Descolgarse de L'Umbracle
Si tuviéramos suficientes bosques bajo los que cobijarnos en invierno y en verano no necesitaríamos fabricar estructuras faraónicas como L'Umbracle a menos que fuera absolutamente indispensable dar trabajo con dinero público a diseñadores de renombre internacional.
De este espectacular Umbracle se descolgaron recientemente varios activistas de Greenpeace, cuyo buque insignia fue inmovilizado (y ahí sigue) en el puerto de Valencia el pasado 13 de junio por haber abordado, simbólicamente, un carguero de Camerún con maderas taladas ilegalmente.
Debe ser efecto del calor africano todo cuanto ahora ocurre, pues de lo contrario no se entiende que un acto inofensivo, una llamada de atención protagonizada por Greenpeace en la bocana del puerto de Valencia, sea tratado como un acto de piratería.

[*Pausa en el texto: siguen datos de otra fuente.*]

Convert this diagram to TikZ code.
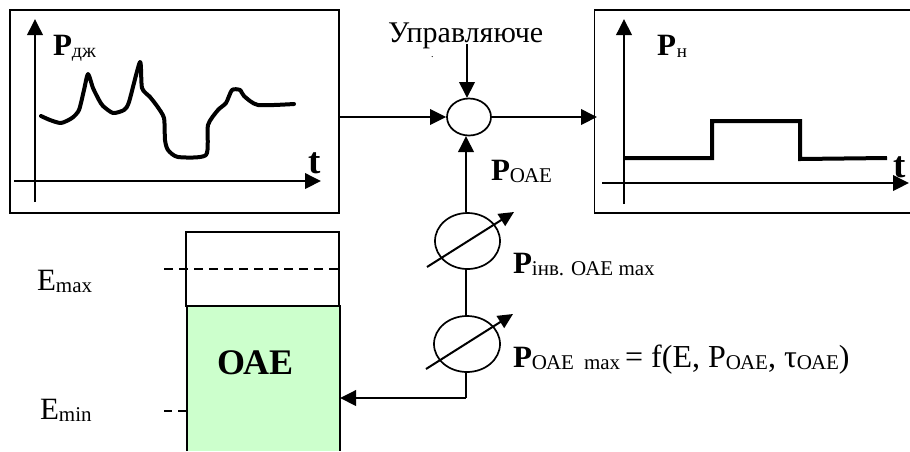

La tripulación del Rainbow Warrior fue detenida, con su capitán a la cabeza, y sancionada con 630 euros. Al mismo tiempo, el Ministerio de Fomento -que siempre añade la guinda al pavo- abrió un expediente administrativo contra Greenpeace y exigió una fianza de 300.500 euros. Entretanto, el barco permanece inmovilizado y, en consecuencia, todas sus campañas de denuncia de las innumerables tropelías ecológicas que se producen aquí y allá, han sido forzosamente interrumpidas.
Pero no hay mal que por bien no venga. Los ecologistas ya saben lo que cuesta un peine en el puerto de Valencia. El mundo entero vuelve a admirar la carpa de Calatrava gracias a un grupo de vistosos trapecistas de Greenpace que, ágilmente, se pasaron del barco al circo.
Esto es ingeniería política de primer orden, ingeniería del PP, quien con su arte del buen gobierno pone una vela a Dios (bajo todas sus especies animales y vegetales) de la Naturaleza, y otra vela al diablo (madera barata, venga de donde venga) devastador de esa misma Naturaleza. Sin olvidar, esto nunca, propinarle una caricia con caña ecológica al culo de los voluntariosos activistas de Greenpeace.
La solución del problema, que es doble, habría que buscarla en Terra Mítica, por no salir de los límites de la Comunidad, donde a juzgar por las informaciones aparecidas en este mismo periódico (El PAÍS, 2 de julio) el tórrido, polvoriento y ruidoso negocio no va viento en popa y los números rojos ya asoman en la nómina de los embaucados por el señor Zaplana, maestro prestidigitador de la temática aventura.
¿Cómo no se les ocurre meter al Rainbow Warrior en una atracción de vértigo naval con auténticos cañonazos y desaforados bucaneros? Esto aumentaría la afluencia de público sin encarecer excesivamente los gastos.
Dejen zarpar al buque insignia de Greenpeace. Nos estamos cubriendo no de gloria, sino de lo otro.
Ignacio Carrión es periodista y escritor.